Monday, August 4, 2008

Conspiracy Theories

Russians show U.S. conspiracy theorists a thing or two


In case you were worried, the past few weeks in Russia have proven that American exceptionalism doesn’t mean that Americans are exceptionally illogical. 

First, there was the episode last month in which the operators of a failing adventure sports business in southern Russia attached a donkey to a parachute and forced the braying animal to go parasailing, putting it “in obvious distress” and causing children to cry on the beach below. That’s some Darwin Award-worthy ingenuity at work, though, in this case, it was the donkey who suffered most, after the parachute dragged it along the ground for “several meters.”
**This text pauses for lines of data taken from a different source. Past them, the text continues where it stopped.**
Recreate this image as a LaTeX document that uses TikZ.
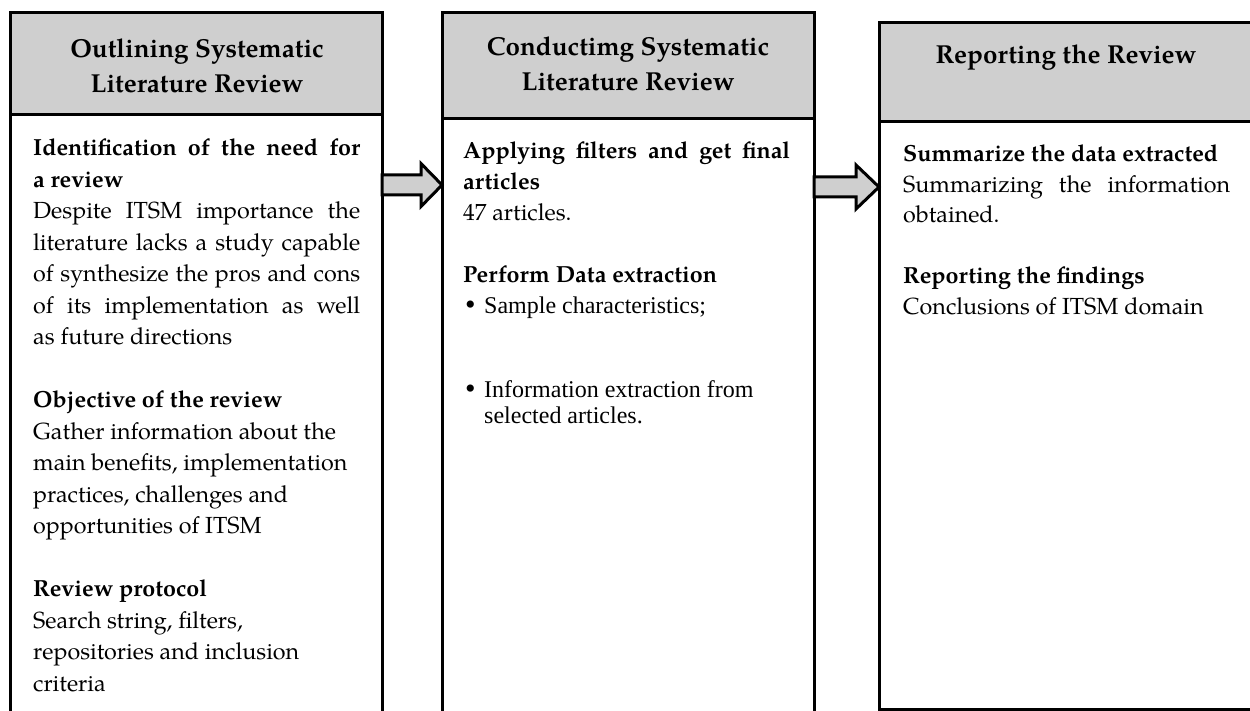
\documentclass[tikz,border=0pt]{standalone}
\usepackage{fontspec}
\setmainfont{TeX Gyre Pagella}
\newfontfamily\timesfont{Liberation Serif}
\usetikzlibrary{calc}
\definecolor{hdrgray}{HTML}{CFCFCF}
\newcommand{\hdrfont}{\fontsize{26}{35}\selectfont\bfseries}
\newcommand{\bodyfont}{\fontsize{23.3}{31.5}\selectfont}
\newcommand{\bulfont}{\timesfont\fontsize{24}{26}\selectfont}
\newcommand{\jl}[1]{\makebox[\linewidth][s]{#1}\\}
\newcommand{\mybul}{\makebox[21pt][l]{\hspace{2pt}\raisebox{-1.5pt}{\fontsize{30}{26}\selectfont\textbullet}}}
\tikzset{
  frame/.style={draw=black, line width=3pt, outer sep=0pt, inner sep=0pt, anchor=north west},
  hdrbox/.style={frame, fill=hdrgray},
  bodybox/.style={frame, fill=white},
  hdrtext/.style={align=center, font=\hdrfont, inner sep=0pt},
  txt/.style={anchor=base west, inner sep=0pt},
  blockarrow/.style={draw=black, line width=3pt, fill=hdrgray, line join=miter},
}
\begin{document}
\begin{tikzpicture}[x=1pt,y=-1pt]
\path[use as bounding box] (0,0) rectangle (1250,711);
\clip (0,0) rectangle (1250,711);

% boxes
\node[bodybox, minimum width=372pt, minimum height=640pt] (b1) at (10,115) {};
\node[hdrbox, minimum width=372pt, minimum height=102pt] (h1) at (10,13) {};
\node[bodybox, minimum width=372pt, minimum height=640pt] (b2) at (442,119) {};
\node[hdrbox, minimum width=372pt, minimum height=106pt] (h2) at (442,13) {};
\node[bodybox, minimum width=375pt, minimum height=587pt] (b3) at (879,122) {};
\node[hdrbox, minimum width=375pt, minimum height=99pt] (h3) at (879,23) {};

% header texts
\node[hdrtext] (h1t) at (197,66) {Outlining Systematic\\Literature Review};
\node[hdrtext] (h2t) at (628,64) {Conductimg Systematic\\Literature Review};
\node[hdrtext, anchor=base] (h3t) at (1066,64) {Reporting the Review};

% body texts
\node[txt] (t1) at (33,156) {\begin{minipage}[t]{327pt}\bodyfont
\jl{\textbf{Identification of the need for}}
\textbf{a review}\\
\jl{Despite ITSM importance the}
\jl{literature lacks a study capable}
\jl{of synthesize the pros and cons}
\jl{of its implementation as well}
as future directions\\
\mbox{}\\
\textbf{Objective of the review}\\
Gather information about the\\
main benefits, implementation\\
practices, challenges and\\
opportunities of ITSM\\
\mbox{}\\
\textbf{Review protocol}\\
Search string, filters,\\
repositories and inclusion\\
criteria
\end{minipage}};

\node[txt] (t2) at (463,159) {\begin{minipage}[t]{327pt}\bodyfont\baselineskip=31pt
\jl{\textbf{Applying filters and get final}}
\textbf{articles}\\
47 articles.\\
\mbox{}\\
\textbf{Perform Data extraction}
\end{minipage}};

\node[txt] (t2a) at (463,313) {\begin{minipage}[t]{327pt}\bulfont
\hangindent=21pt\hangafter=1\noindent\mybul Sample characteristics;
\end{minipage}};
\node[txt] (t2b) at (463,397) {\begin{minipage}[t]{327pt}\bulfont
\hangindent=21pt\hangafter=1\noindent\mybul Information extraction from\\
selected articles.
\end{minipage}};

\node[txt] (t3) at (903,162) {\begin{minipage}[t]{327pt}\bodyfont\baselineskip=30.5pt
\textbf{Summarize the data extracted}\\
\jl{Summarizing the information}
obtained.\\
\mbox{}\\
\textbf{Reporting the findings}\\
Conclusions of ITSM domain
\end{minipage}};

% arrows
\path (b1.east |- 0,185) coordinate (a1s) (b2.west |- 0,185) coordinate (a1e);
\path (b2.east |- 0,187) coordinate (a2s) (b3.west |- 0,187) coordinate (a2e);
\draw[blockarrow] let \p1=(a1s), \p2=(a1e) in
  (\x1,\y1+10pt) -- (\x2-21pt,\y1+10pt) -- (\x2-21pt,\y1+21.5pt) -- (\x2,\y2)
  -- (\x2-21pt,\y1-21.5pt) -- (\x2-21pt,\y1-10pt) -- (\x1,\y1-10pt) -- cycle;
\draw[blockarrow] let \p1=(a2s), \p2=(a2e) in
  (\x1,\y1+10pt) -- (\x2-23pt,\y1+10pt) -- (\x2-23pt,\y1+22pt) -- (\x2,\y2)
  -- (\x2-23pt,\y1-22pt) -- (\x2-23pt,\y1-10pt) -- (\x1,\y1-10pt) -- cycle;
\end{tikzpicture}
\end{document}
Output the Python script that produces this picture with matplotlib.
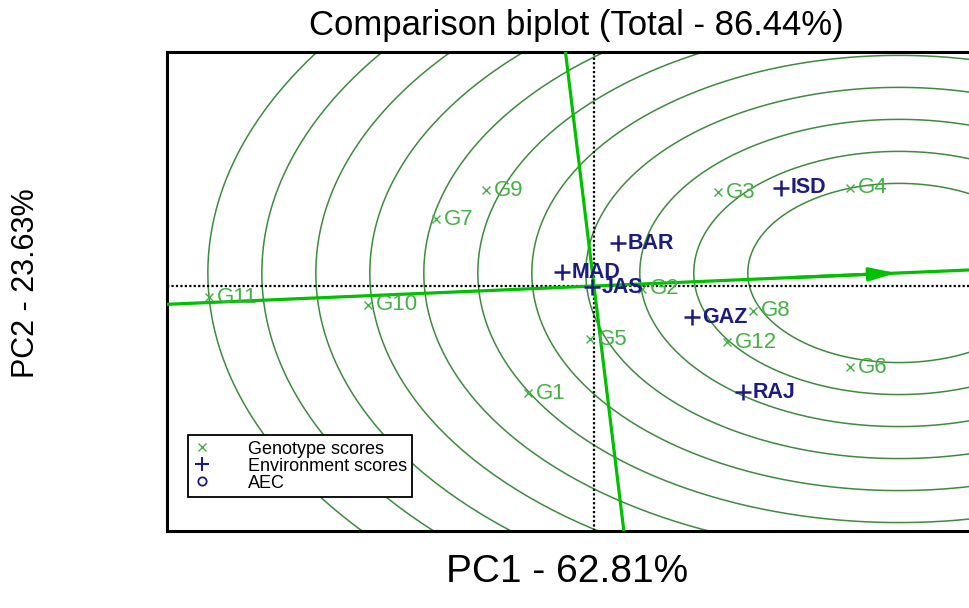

Now there’s this: a Russian political scientist speculates that America might be using “climate-change weapons” against Russia, as Moscow endures extreme temperatures. It couldn’t, of course, be the tilt of the Earth, since Stalin corrected that back in the ’30s.

As Muscovites suffer record high temperatures this summer, a Russian political scientist has claimed the United States may be using climate-change weapons to alter the temperatures and crop yields of Russia and other Central Asian countries. 

In a recent article, Andrei Areshev, deputy director of the Strategic Culture Foundation, wrote, "At the moment, climate weapons may be reaching their target capacity and may be used to provoke droughts, erase crops, and induce various anomalous phenomena in certain countries."… 

In the article, Areshev voiced suspicions about the High-Frequency Active Aural Research Program (HAARP), funded by the U.S. Defense Department and the University of Alaska. 

HAARP, which has long been the target of conspiracy theorists, analyzes the ionosphere and seeks to develop technologies to improve radio communications, surveillance, and missile detection. 

Areshev writes, however, that its true aim is to create new weapons of mass destruction "in order to destabilize environmental and agricultural systems in local countries." 

Areshev's article also references an unmanned spacecraft X-37B, an orbital test vehicle the Pentagon launched in April 2010. The Pentagon calls X-37B a prototype for a new "space plane" that could take people and equipment to and from space stations. Areshev, however, alleges that the X-378 carries "laser weaponry" and could be a key component in the Pentagon's climate-change arsenal.

There are many in Russia who believe to the point of pathology that Russo-American rivalry still inspires America’s foreign policy establishment and the citizens it serves. In fact, while that may be true for many in the former Soviet Union and for some quarters in Washington, most Americans think all too little about their former enemy. I suppose, though, that could simply stoke the obsession -- the feeling that you’re being backed into a corner by an indifferent opponent. 

Whatever the explanation, this sort of thing makes you think about how America isn’t the only place where wacky conspiracy theorists -- from the Thirteenth Amendment people to the U.N.-phobes to the fringey parts of the Tea Party -- get dangerous amounts of attention, even respect. One might argue that the Areshev episode is worse, since a government-operated journal republished it, lending it credence. The Tea Party, after all, isn’t formally connected to the U.S. government… right?

No, the truth is that outrageous conspiracy theory is practiced all over the world. Which is all the more reason to worry about it.